Return the material word for word. Do not include pictures.
-------- EXERCISE DATA
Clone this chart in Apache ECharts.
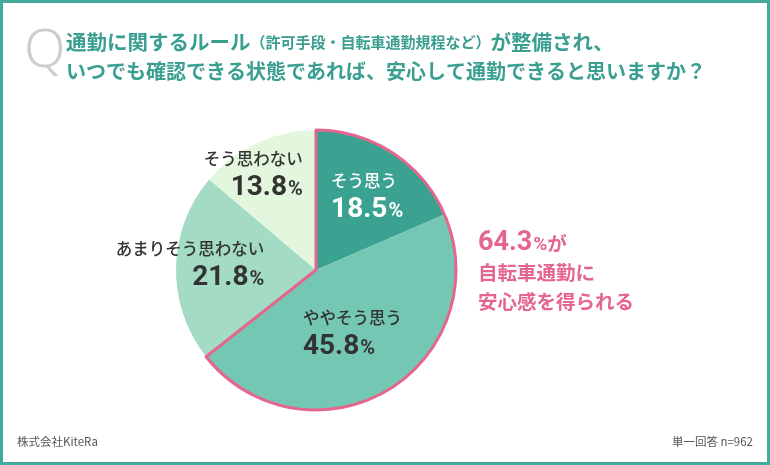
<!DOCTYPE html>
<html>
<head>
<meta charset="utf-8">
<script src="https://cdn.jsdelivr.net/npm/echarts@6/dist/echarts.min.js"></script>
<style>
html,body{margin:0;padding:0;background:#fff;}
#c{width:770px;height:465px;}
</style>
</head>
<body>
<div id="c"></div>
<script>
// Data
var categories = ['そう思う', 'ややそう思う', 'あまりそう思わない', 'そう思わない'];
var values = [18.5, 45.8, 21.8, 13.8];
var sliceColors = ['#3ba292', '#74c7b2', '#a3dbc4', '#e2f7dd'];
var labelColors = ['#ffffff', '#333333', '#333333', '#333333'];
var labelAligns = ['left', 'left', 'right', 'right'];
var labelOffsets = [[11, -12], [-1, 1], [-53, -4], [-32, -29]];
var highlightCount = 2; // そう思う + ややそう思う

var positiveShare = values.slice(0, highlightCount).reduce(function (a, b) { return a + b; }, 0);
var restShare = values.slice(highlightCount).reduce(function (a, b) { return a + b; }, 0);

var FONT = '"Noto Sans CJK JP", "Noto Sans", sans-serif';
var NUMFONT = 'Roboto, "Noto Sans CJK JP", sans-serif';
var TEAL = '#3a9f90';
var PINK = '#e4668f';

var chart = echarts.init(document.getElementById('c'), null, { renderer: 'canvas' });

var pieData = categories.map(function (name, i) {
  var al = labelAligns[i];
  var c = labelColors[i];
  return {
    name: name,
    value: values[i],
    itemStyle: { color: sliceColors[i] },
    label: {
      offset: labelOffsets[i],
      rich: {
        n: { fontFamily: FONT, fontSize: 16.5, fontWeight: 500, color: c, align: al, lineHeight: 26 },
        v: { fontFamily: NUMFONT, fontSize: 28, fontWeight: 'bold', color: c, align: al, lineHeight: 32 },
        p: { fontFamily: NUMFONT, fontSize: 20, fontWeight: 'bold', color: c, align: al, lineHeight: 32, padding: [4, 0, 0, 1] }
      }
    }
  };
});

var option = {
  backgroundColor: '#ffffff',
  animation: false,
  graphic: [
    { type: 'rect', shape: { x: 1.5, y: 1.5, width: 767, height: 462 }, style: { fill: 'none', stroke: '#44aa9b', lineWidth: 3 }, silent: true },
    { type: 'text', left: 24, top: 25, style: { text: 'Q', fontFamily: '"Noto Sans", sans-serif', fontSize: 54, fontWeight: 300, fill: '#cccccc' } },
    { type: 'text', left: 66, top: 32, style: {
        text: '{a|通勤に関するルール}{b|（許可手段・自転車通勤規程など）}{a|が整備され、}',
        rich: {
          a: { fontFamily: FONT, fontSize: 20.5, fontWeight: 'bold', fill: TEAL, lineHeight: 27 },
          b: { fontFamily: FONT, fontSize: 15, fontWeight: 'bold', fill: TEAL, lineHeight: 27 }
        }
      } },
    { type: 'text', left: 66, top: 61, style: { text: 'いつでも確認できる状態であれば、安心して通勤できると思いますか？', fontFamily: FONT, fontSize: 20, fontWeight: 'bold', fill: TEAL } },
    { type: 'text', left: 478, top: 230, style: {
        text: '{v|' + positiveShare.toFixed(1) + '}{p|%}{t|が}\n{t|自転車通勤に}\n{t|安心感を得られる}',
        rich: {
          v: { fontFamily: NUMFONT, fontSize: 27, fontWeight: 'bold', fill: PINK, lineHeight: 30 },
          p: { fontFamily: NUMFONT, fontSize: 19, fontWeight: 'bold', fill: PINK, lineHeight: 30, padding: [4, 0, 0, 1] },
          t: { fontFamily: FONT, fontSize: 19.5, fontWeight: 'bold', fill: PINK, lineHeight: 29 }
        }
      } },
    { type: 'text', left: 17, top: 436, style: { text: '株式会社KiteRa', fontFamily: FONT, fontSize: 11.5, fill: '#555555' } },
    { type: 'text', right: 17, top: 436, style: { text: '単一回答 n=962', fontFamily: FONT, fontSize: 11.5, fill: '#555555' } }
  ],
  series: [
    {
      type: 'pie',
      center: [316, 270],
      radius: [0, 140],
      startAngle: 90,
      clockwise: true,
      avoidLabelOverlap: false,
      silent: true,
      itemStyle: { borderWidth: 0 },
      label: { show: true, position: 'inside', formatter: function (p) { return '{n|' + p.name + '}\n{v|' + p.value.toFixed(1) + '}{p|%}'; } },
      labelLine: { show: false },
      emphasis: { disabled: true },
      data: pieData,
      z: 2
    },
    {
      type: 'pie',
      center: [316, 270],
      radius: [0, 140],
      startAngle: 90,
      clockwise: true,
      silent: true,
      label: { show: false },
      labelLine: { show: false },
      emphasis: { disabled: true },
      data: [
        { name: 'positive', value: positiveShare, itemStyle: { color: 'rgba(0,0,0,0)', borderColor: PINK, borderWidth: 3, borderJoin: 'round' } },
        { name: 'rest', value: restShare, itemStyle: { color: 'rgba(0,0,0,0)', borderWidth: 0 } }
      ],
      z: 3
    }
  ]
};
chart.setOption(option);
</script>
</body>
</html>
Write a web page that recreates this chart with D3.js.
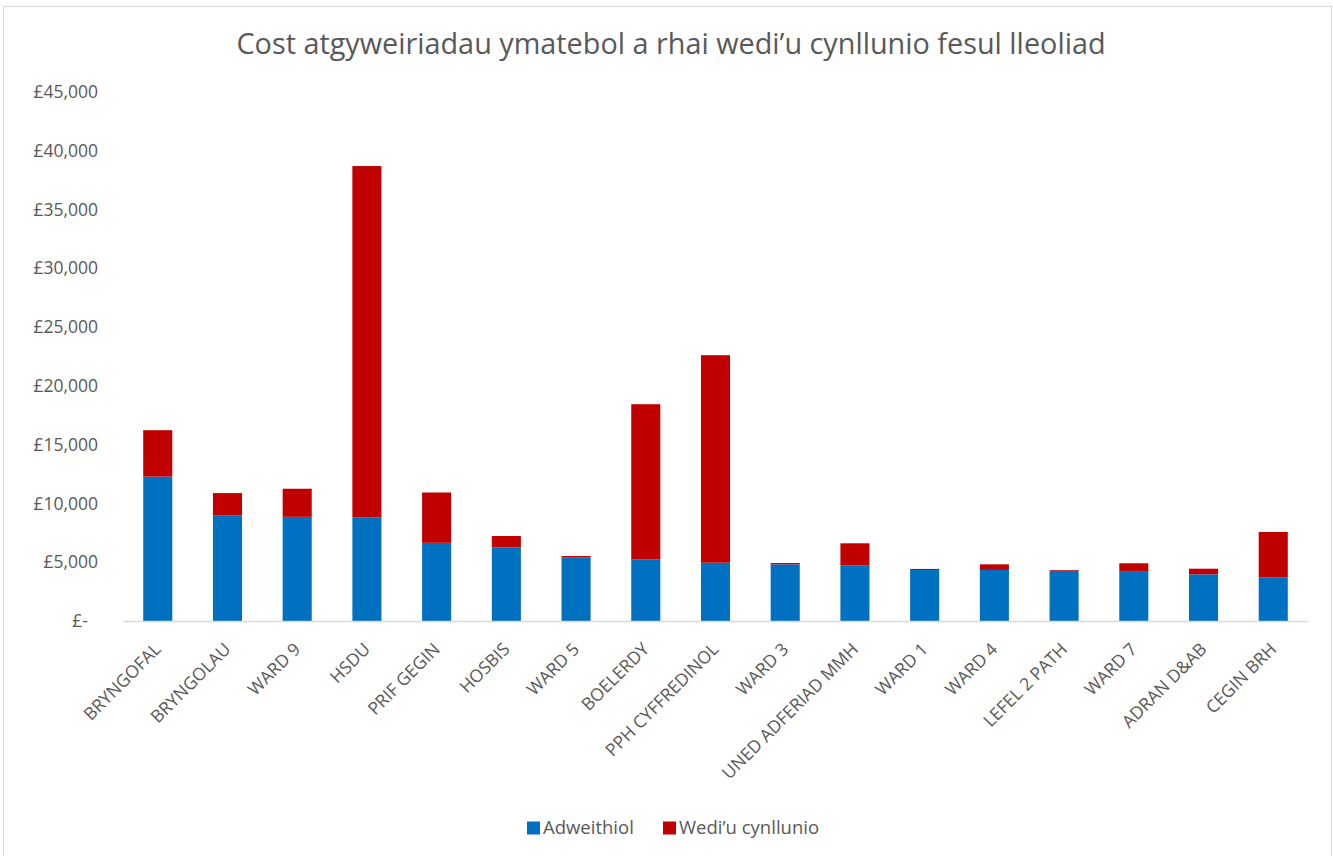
----------------
EXPECTED ANSWER:
Clone this chart in Apache ECharts.
<!DOCTYPE html>
<html>
<head>
<meta charset="utf-8">
<script src="https://cdn.jsdelivr.net/npm/echarts@6/dist/echarts.min.js"></script>
<style>
html,body{margin:0;padding:0;background:#fff;}
#c{width:770px;height:465px;}
</style>
</head>
<body>
<div id="c"></div>
<script>
// Data
var categories = ['そう思う', 'ややそう思う', 'あまりそう思わない', 'そう思わない'];
var values = [18.5, 45.8, 21.8, 13.8];
var sliceColors = ['#3ba292', '#74c7b2', '#a3dbc4', '#e2f7dd'];
var labelColors = ['#ffffff', '#333333', '#333333', '#333333'];
var labelAligns = ['left', 'left', 'right', 'right'];
var labelOffsets = [[11, -12], [-1, 1], [-53, -4], [-32, -29]];
var highlightCount = 2; // そう思う + ややそう思う

var positiveShare = values.slice(0, highlightCount).reduce(function (a, b) { return a + b; }, 0);
var restShare = values.slice(highlightCount).reduce(function (a, b) { return a + b; }, 0);

var FONT = '"Noto Sans CJK JP", "Noto Sans", sans-serif';
var NUMFONT = 'Roboto, "Noto Sans CJK JP", sans-serif';
var TEAL = '#3a9f90';
var PINK = '#e4668f';

var chart = echarts.init(document.getElementById('c'), null, { renderer: 'canvas' });

var pieData = categories.map(function (name, i) {
  var al = labelAligns[i];
  var c = labelColors[i];
  return {
    name: name,
    value: values[i],
    itemStyle: { color: sliceColors[i] },
    label: {
      offset: labelOffsets[i],
      rich: {
        n: { fontFamily: FONT, fontSize: 16.5, fontWeight: 500, color: c, align: al, lineHeight: 26 },
        v: { fontFamily: NUMFONT, fontSize: 28, fontWeight: 'bold', color: c, align: al, lineHeight: 32 },
        p: { fontFamily: NUMFONT, fontSize: 20, fontWeight: 'bold', color: c, align: al, lineHeight: 32, padding: [4, 0, 0, 1] }
      }
    }
  };
});

var option = {
  backgroundColor: '#ffffff',
  animation: false,
  graphic: [
    { type: 'rect', shape: { x: 1.5, y: 1.5, width: 767, height: 462 }, style: { fill: 'none', stroke: '#44aa9b', lineWidth: 3 }, silent: true },
    { type: 'text', left: 24, top: 25, style: { text: 'Q', fontFamily: '"Noto Sans", sans-serif', fontSize: 54, fontWeight: 300, fill: '#cccccc' } },
    { type: 'text', left: 66, top: 32, style: {
        text: '{a|通勤に関するルール}{b|（許可手段・自転車通勤規程など）}{a|が整備され、}',
        rich: {
          a: { fontFamily: FONT, fontSize: 20.5, fontWeight: 'bold', fill: TEAL, lineHeight: 27 },
          b: { fontFamily: FONT, fontSize: 15, fontWeight: 'bold', fill: TEAL, lineHeight: 27 }
        }
      } },
    { type: 'text', left: 66, top: 61, style: { text: 'いつでも確認できる状態であれば、安心して通勤できると思いますか？', fontFamily: FONT, fontSize: 20, fontWeight: 'bold', fill: TEAL } },
    { type: 'text', left: 478, top: 230, style: {
        text: '{v|' + positiveShare.toFixed(1) + '}{p|%}{t|が}\n{t|自転車通勤に}\n{t|安心感を得られる}',
        rich: {
          v: { fontFamily: NUMFONT, fontSize: 27, fontWeight: 'bold', fill: PINK, lineHeight: 30 },
          p: { fontFamily: NUMFONT, fontSize: 19, fontWeight: 'bold', fill: PINK, lineHeight: 30, padding: [4, 0, 0, 1] },
          t: { fontFamily: FONT, fontSize: 19.5, fontWeight: 'bold', fill: PINK, lineHeight: 29 }
        }
      } },
    { type: 'text', left: 17, top: 436, style: { text: '株式会社KiteRa', fontFamily: FONT, fontSize: 11.5, fill: '#555555' } },
    { type: 'text', right: 17, top: 436, style: { text: '単一回答 n=962', fontFamily: FONT, fontSize: 11.5, fill: '#555555' } }
  ],
  series: [
    {
      type: 'pie',
      center: [316, 270],
      radius: [0, 140],
      startAngle: 90,
      clockwise: true,
      avoidLabelOverlap: false,
      silent: true,
      itemStyle: { borderWidth: 0 },
      label: { show: true, position: 'inside', formatter: function (p) { return '{n|' + p.name + '}\n{v|' + p.value.toFixed(1) + '}{p|%}'; } },
      labelLine: { show: false },
      emphasis: { disabled: true },
      data: pieData,
      z: 2
    },
    {
      type: 'pie',
      center: [316, 270],
      radius: [0, 140],
      startAngle: 90,
      clockwise: true,
      silent: true,
      label: { show: false },
      labelLine: { show: false },
      emphasis: { disabled: true },
      data: [
        { name: 'positive', value: positiveShare, itemStyle: { color: 'rgba(0,0,0,0)', borderColor: PINK, borderWidth: 3, borderJoin: 'round' } },
        { name: 'rest', value: restShare, itemStyle: { color: 'rgba(0,0,0,0)', borderWidth: 0 } }
      ],
      z: 3
    }
  ]
};
chart.setOption(option);
</script>
</body>
</html>
Write a web page that recreates this chart with D3.js.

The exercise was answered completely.